With a unique premise and lovely art, this film has all the makings of a great short film. However, it falls a bit flat in the narrative department. I’m sure the film has some reason for portraying the violence and the ultimate fate of the character like it does, but it’s lost in the abstract imagery. Why does Edmond bite off his friend’s ear? While it does a great deal of showing like any good film, it fails to tell us anything. It almost feels like the scenes were shocking just for the sake of it.
Also, is it just me, or does Edmond look a lot like Nicolas Cage?
Storm Hits Jacket (Tempê Sur Anorak) – Paul E. Cabon
I don’t know what’s going on, do you? An old woman is summoning a stampede of mad cows, a spy imagines squeezing someone’s ass and then everyone dances in front of a masked villain. It’s like if Trey Parker and Matt Stone were yelling gibberish at you, and I loved every minute of it.
There’s something so lovable about Storm Hits Jacket’s unapologetic zaniness. Was it an effective storyteller? I don’t know, and frankly, I don’t care. For better or for worse, it’s one of those experimental shorts best enjoyed by peeling back your scalp and letting the crazy wash over you like a cold shower.
Queen Bum (Königin Po) – Maja Gehrig
After demanding that her dad reads her a new story, a little girl decides to make up her own. Queen Bum employs abstract, painterly animation to tell its story. No matter how silly the girl’s story gets, the animation always makes things clear and understandable. Or at least as clear and understandable you can get with a story about a huge, royal rump falling onto an island in the sky.
There’s also some minor conflict between the girl and the father, changing the story accordingly. While I’m glad the conflict wasn’t overplayed, I still feel like they could’ve done a bit more with it. While this film may not be a classic, but it’s still a bedtime story worth telling.
Light Motif – Frédéric Bonpapa
Light Motif is not so much a story but a tech demo. It’s a very impressive tech demo; however, featuring lighting and rubber ball physics that look like it could exist in the real world. There’s also an unusually introspective chimpanzee, but his animation isn’t nearly as impressive and it breaks the immersion.
While it is stunning, it doesn’t have any story of some sort to go with it. It’s just a series of abstract images and animations. I don’t know about you, but I need more than just a background for my Playstation 4.
Beach Flag (Vosta) – Sarah Saidan
A young, promising competitor in an Iranian Beach Flags competition finds trouble when a new girl joins the team. Beach Flag falls into the usual sports genre story about a skilled competitor encountering an equally skilled rival, but it’s saved from mundanity by incorporating Iranian politics and a feminist edge as the film goes on. And its minimalistic animation delivers all the suspense and abstract imagery at just the right moments, creating a film that’s engrossing without confusing the viewer.
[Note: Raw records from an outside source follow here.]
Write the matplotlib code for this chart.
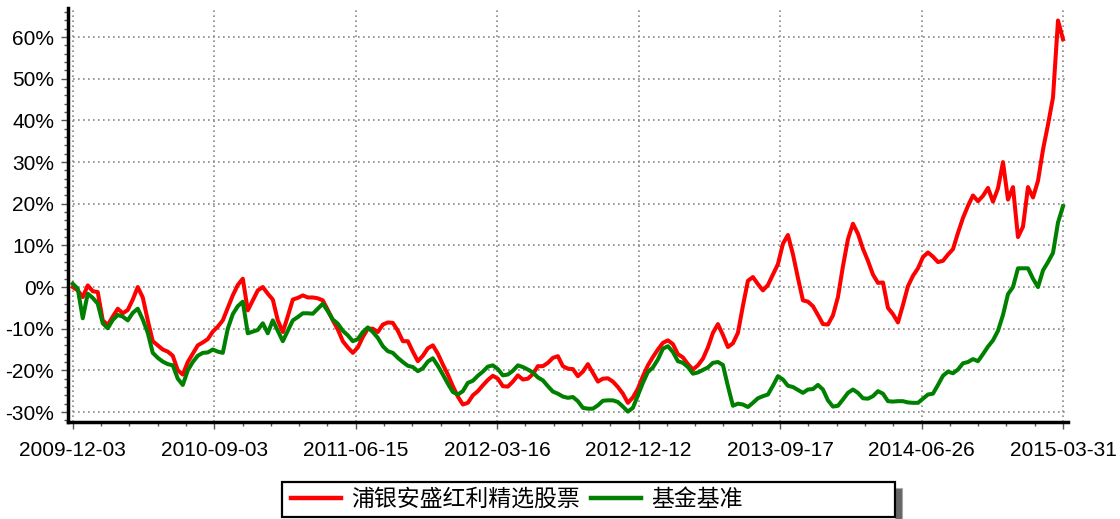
import numpy as np
import matplotlib
matplotlib.use('Agg')
import matplotlib.pyplot as plt
from matplotlib.patches import Rectangle
from matplotlib.ticker import MultipleLocator, FixedLocator, FuncFormatter

plt.rcParams['font.family'] = ['Liberation Sans', 'Noto Sans CJK SC', 'DejaVu Sans']

# cumulative return (%), evenly spaced trading samples
fund = [0, -0.8, -2.4, 0.4, -1.0, -1.2, -8, -9.1, -7.1, -5.2,
        -6.3, -5.5, -3, 0, -2.5, -8, -13, -14, -15, -15.5,
        -16.5, -20, -21, -18, -16, -14, -13.3, -12.5, -10.7, -9.5,
        -8, -5, -2, 0.5, 2.0, -5.6, -3.2, -0.8, 0, -1.6,
        -3, -8, -10.8, -7, -3, -2.6, -2, -2.5, -2.5, -2.7,
        -3.2, -5.5, -8, -10.2, -13, -14.5, -15.8, -14.5, -12, -10,
        -10, -10.8, -9, -8.5, -8.6, -10.5, -13, -13, -15.5, -17.8,
        -16.5, -14.7, -14, -16, -18.6, -21, -23.8, -26.3, -28.2, -27.8,
        -26, -25, -23.6, -22.3, -21.3, -22, -23.8, -23.9, -22.7, -21.2,
        -22.2, -22, -20.9, -19, -19, -18.2, -17, -16.6, -19, -19.6,
        -19.7, -21.4, -20.3, -18.5, -20.6, -22.7, -22, -21.9, -22.7, -24,
        -25.6, -27.8, -26.5, -24.4, -21.4, -18.8, -16.8, -15, -13.4, -12.8,
        -13.7, -16.1, -16.9, -18.5, -19.8, -18.8, -17.2, -14.5, -11, -8.9,
        -11.5, -14.4, -13.5, -11, -4.5, 1.5, 2.4, 0.7, -0.8, 0.5,
        3, 5.5, 10.4, 12.5, 7.9, 2.2, -3.2, -3.5, -4.6, -6.7,
        -8.9, -9, -6.8, -2.4, 5, 11.5, 15.2, 12.8, 9.2, 6.3,
        3, 1, 1.1, -5, -6.5, -8.5, -4.3, 0.2, 2.7, 4.5,
        7.2, 8.3, 7.3, 6, 6.3, 7.8, 9.1, 13, 16.6, 19.5,
        22, 20.6, 21.9, 23.8, 20.5, 23.7, 30, 21, 24, 12,
        14.5, 24, 21.5, 25.5, 33, 39, 45.5, 64, 59.5]

bench = [0.8, -0.4, -7.5, -1.6, -2.6, -4, -8.7, -9.9, -7.9, -6.7,
         -7.1, -8.0, -6.2, -5.2, -7.8, -11, -15.8, -17, -17.9, -18.5,
         -18.8, -22, -23.5, -20, -18, -16.5, -15.8, -15.7, -15, -15.5,
         -15.8, -10, -6.5, -4.6, -3.5, -11.1, -10.7, -10.3, -8.7, -11.1,
         -8.0, -10.5, -13, -10.5, -8, -7.2, -6.3, -6.3, -6.4, -5.2,
         -4, -5.8, -7.8, -8.8, -10.5, -11.6, -13, -12.5, -10.8, -9.7,
         -10.8, -12.2, -14.2, -15.4, -15.8, -17, -18, -18.9, -19.2, -20.2,
         -19.5, -17.9, -17.1, -18.9, -21, -23.2, -25.2, -25.8, -25, -23,
         -22.5, -21.3, -20.3, -19.1, -18.8, -19.7, -21.2, -21, -20.1, -18.8,
         -19.2, -19.8, -20.5, -21.7, -22.4, -23.8, -25.1, -25.6, -26.3, -26.6,
         -26.4, -27.4, -29, -29.2, -29.2, -28.4, -27.3, -27.2, -27.2, -27.6,
         -28.7, -29.9, -29, -26, -23, -20.4, -19.3, -17.4, -14.8, -14.2,
         -15.6, -17.8, -18.2, -19.2, -20.8, -20.5, -19.9, -19.3, -18.2, -18,
         -18.7, -23.8, -28.5, -28, -28.2, -28.8, -27.8, -26.7, -26.2, -25.8,
         -23.7, -21.4, -22.2, -23.7, -24, -24.7, -25.4, -24.6, -24.5, -23.5,
         -24.6, -27.2, -28.7, -28.5, -27, -25.4, -24.6, -25.4, -26.7, -26.8,
         -26.2, -25, -25.6, -27.4, -27.5, -27.4, -27.4, -27.7, -27.8, -27.8,
         -26.8, -25.8, -25.6, -23.5, -21.3, -20.3, -20.7, -19.8, -18.3, -18,
         -17.3, -17.8, -16.1, -14.3, -12.8, -10.5, -6.7, -1.7, 0, 4.5,
         4.5, 4.5, 2, 0, 4, 6, 8.2, 15.5, 19.4]

date_labels = ['2009-12-03', '2010-09-03', '2011-06-15', '2012-03-16',
               '2012-12-12', '2013-09-17', '2014-06-26', '2015-03-31']
names = ['浦银安盛红利精选股票', '基金基准']

W, H = 1120, 519
x = np.arange(len(fund))
n = len(fund) - 1

fig = plt.figure(figsize=(W / 100, H / 100), dpi=100)
ax = fig.add_axes([68/W, 1 - 422/H, 1000/W, 414/H])

ax.plot(x, fund, color='#FF0000', lw=2.9, label=names[0], zorder=3)
ax.plot(x, bench, color='#008000', lw=2.9, label=names[1], zorder=3)

ax.set_xlim(-0.95, n + 1)
ax.set_ylim(-32.4, 67)

major = np.linspace(0, n, len(date_labels))
ax.xaxis.set_major_locator(FixedLocator(major))
ax.xaxis.set_minor_locator(FixedLocator(np.linspace(0, n, (len(date_labels) - 1) * 5 + 1)))
ax.set_xticklabels(date_labels)
ax.yaxis.set_major_locator(MultipleLocator(10))
ax.yaxis.set_minor_locator(MultipleLocator(2))
ax.yaxis.set_major_formatter(FuncFormatter(lambda v, p: '%d%%' % v))

ax.grid(True, which='major', color='#888888', linestyle=(0, (1, 2)), lw=1.2)
for s in ['top', 'right']:
    ax.spines[s].set_visible(False)
for s in ['left', 'bottom']:
    ax.spines[s].set_linewidth(2.5)

ax.tick_params(axis='both', which='major', labelsize=15, length=5, width=1, colors='#555555', labelcolor='black')
ax.tick_params(axis='both', which='minor', length=3, width=1, colors='#555555')
ax.tick_params(axis='x', which='major', pad=9)
ax.tick_params(axis='y', which='major', pad=5)

# legend box with a shadow on its right side (kept under the axes layer)
fig.patches.append(Rectangle((895/W, 0), 7/W, (519 - 488)/H, transform=fig.transFigure,
                             facecolor='#666666', edgecolor='#aaaaaa', lw=0.8, zorder=-2))
fig.patches.append(Rectangle((282/W, 1 - 517/H), 613/W, 35/H, transform=fig.transFigure,
                             facecolor='white', edgecolor='black', lw=1.6, zorder=-1))
leg = ax.legend(loc='center left', bbox_to_anchor=(291/W, 1 - 499.5/H), bbox_transform=fig.transFigure,
                ncol=2, frameon=False, fontsize=16.5, borderpad=0, borderaxespad=0,
                handlelength=2.2, handletextpad=0.42, columnspacing=0.48)
for h in leg.get_lines():
    h.set_linewidth(3.2)

fig.savefig('out.png', dpi=100)
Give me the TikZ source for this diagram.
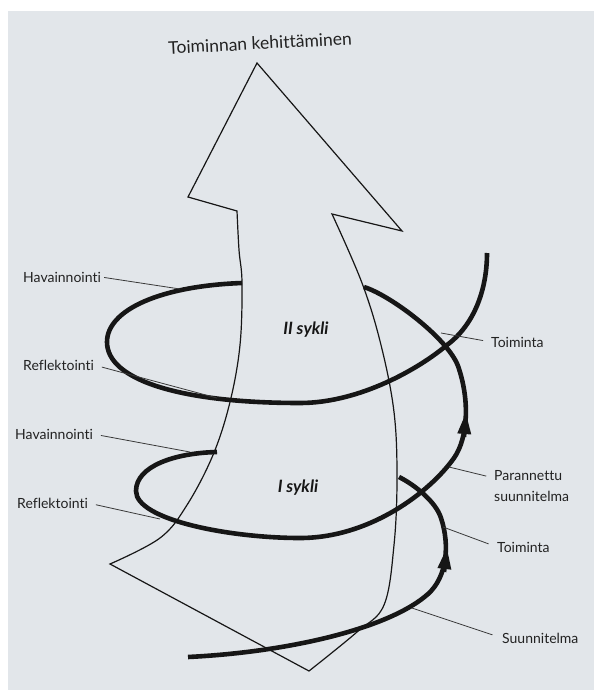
\documentclass[tikz,border=0pt]{standalone}
\usepackage{fontspec}
\setmainfont{Lato}[Ligatures={NoCommon}]
\usetikzlibrary{arrows.meta}
\definecolor{bg}{RGB}{226,230,234}
\definecolor{ink}{RGB}{22,22,22}
\definecolor{txt}{RGB}{34,34,34}
\begin{document}
\begin{tikzpicture}[x=1pt,y=-1pt,
  lbl/.style={font=\fontsize{14}{21}\selectfont, text=txt, inner sep=0pt, anchor=west, align=left},
  cyc/.style={font=\fontsize{17}{19}\selectfont\bfseries\itshape, text=ink, inner sep=0pt},
  leader/.style={draw=ink!85, line width=0.8pt},
  spiral/.style={draw=ink, line width=4.6pt},
  tip/.style={draw=ink, line width=4.6pt, -{Triangle[length=22pt,width=12.5pt]}},
  shaft/.style={draw=ink, line width=1.2pt, line join=miter, fill=bg}]
\useasboundingbox (0,0) rectangle (594,690);
\fill[white] (0,0) rectangle (594,690);
\fill[bg] (8,11) rectangle (594,690);

% big arrow
\path[shaft] (257,63) -- (402,231) -- (332,214)
  -- plot[smooth, tension=0.6] coordinates {(332,214) (362,283) (381,345) (394,412) (397,478) (394,545) (384,605) (357,632) (309,671)}
  -- (110,564)
  -- plot[smooth, tension=0.6] coordinates {(110,564) (160,538) (187,505) (213,455) (230,402) (240,345) (242,283) (239,250) (237,211)}
  -- (188,197) -- cycle;

% spiral: start loop
\draw[spiral] (188,657) .. controls (290,652) and (390,628) .. (428,594)
  .. controls (447,577) and (450,545) .. (441,518)
  .. controls (436,502) and (415,485) .. (399,477);
% loop I
\draw[spiral] (217,452) .. controls (175,453) and (136,466) .. (136,491)
  .. controls (136,520) and (230,538) .. (300,538)
  .. controls (370,538) and (430,492) .. (454,458)
  .. controls (468,438) and (470,400) .. (458,366)
  .. controls (448,339) and (392,296) .. (364,287);
% loop II
\draw[spiral] (242,283) .. controls (160,286) and (107,310) .. (107,342)
  .. controls (107,380) and (180,403) .. (300,403)
  .. controls (360,403) and (420,368) .. (447,345)
  .. controls (474,325) and (487,290) .. (487,253);
\draw[tip] (444,572) -- (447,547);
\draw[tip] (464,437) -- (466,412);

% title and cycle names
\node[font=\fontsize{17.5}{20}\selectfont, text=txt, inner sep=0pt, rotate=3] (title) at (260,43) {Toiminnan kehittäminen};
\node[cyc] (c2) at (306,330) {II sykli};
\node[cyc] (c1) at (298,488) {I sykli};

% labels
\node[lbl] (hav2) at (23,277) {Havainnointi};
\node[lbl] (ref2) at (23,365) {Reflektointi};
\node[lbl] (hav1) at (15,434) {Havainnointi};
\node[lbl] (ref1) at (17,503) {Reflektointi};
\node[lbl] (toi2) at (491,342) {Toiminta};
\node[lbl] (par) at (494,486) {Parannettu\\suunnitelma};
\node[lbl] (toi1) at (497,547) {Toiminta};
\node[lbl] (suu) at (502,638) {Suunnitelma};

% leader end points on the spiral
\coordinate (phav2) at (180,289);
\coordinate (pref2) at (217,398);
\coordinate (phav1) at (190,452);
\coordinate (pref1) at (160,519);
\coordinate (ptoi2) at (441,333);
\coordinate (ppar) at (449,467);
\coordinate (ptoi1) at (443,527);
\coordinate (psuu) at (412,608);

\draw[leader, shorten <=3pt] (hav2.east) -- (phav2);
\draw[leader, shorten <=8pt] (ref2.east) -- (pref2);
\draw[leader, shorten <=8pt] (hav1.east) -- (phav1);
\draw[leader, shorten <=8pt] (ref1.east) -- (pref1);
\draw[leader, shorten >=8pt] (ptoi2) -- (toi2.west);
\draw[leader, shorten >=8pt] (ppar) -- ([yshift=8pt]par.west);
\draw[leader, shorten >=9pt] (ptoi1) -- (toi1.west);
\draw[leader, shorten >=10pt] (psuu) -- (suu.west);
\end{tikzpicture}
\end{document}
The Five Minute Museum – Paul Bush
The Five Minute Museum is a virtual museum with a twist. Photos of artifacts throughout history are rapidly sequenced to produce one continuously moving image. The film depicts scenes of battle on ancient Greek pottery, clocks from around the world ticking and the evolution of the gun. The images are also projected in a way that produces narrative peaks and values, growing more or less intense to keep us invested. Though it doesn’t provide a story in the traditional sense, the film creates its own little narratives by painting an engrossing picture of the whole world throughout the ages.
We Can’t Live Without Cosmos – Konstantin Bronzit
In We Can’t Live Without Cosmos, two astronauts in training dream of the day that they go to space together. I was initially frustrated by the film’s lack of conflict. Both protagonists pass each of their astronaut tests with flying colors time and time again. But when the conflict did came, it came with a vengeance. It builds up continuously throughout the film and is only unleashed until just the right moment, turning the buddy comedy into a tragedy. And its visual storytelling communicates everything clearly and effectively. Despite the early frustration and some slow pacing towards the end, this film is a short that’s as beautiful as the cosmos.
You can catch Shorts: Let’s Get Animated at the Oriental Theater on Thursday, Oct. 8 at 5 p.m.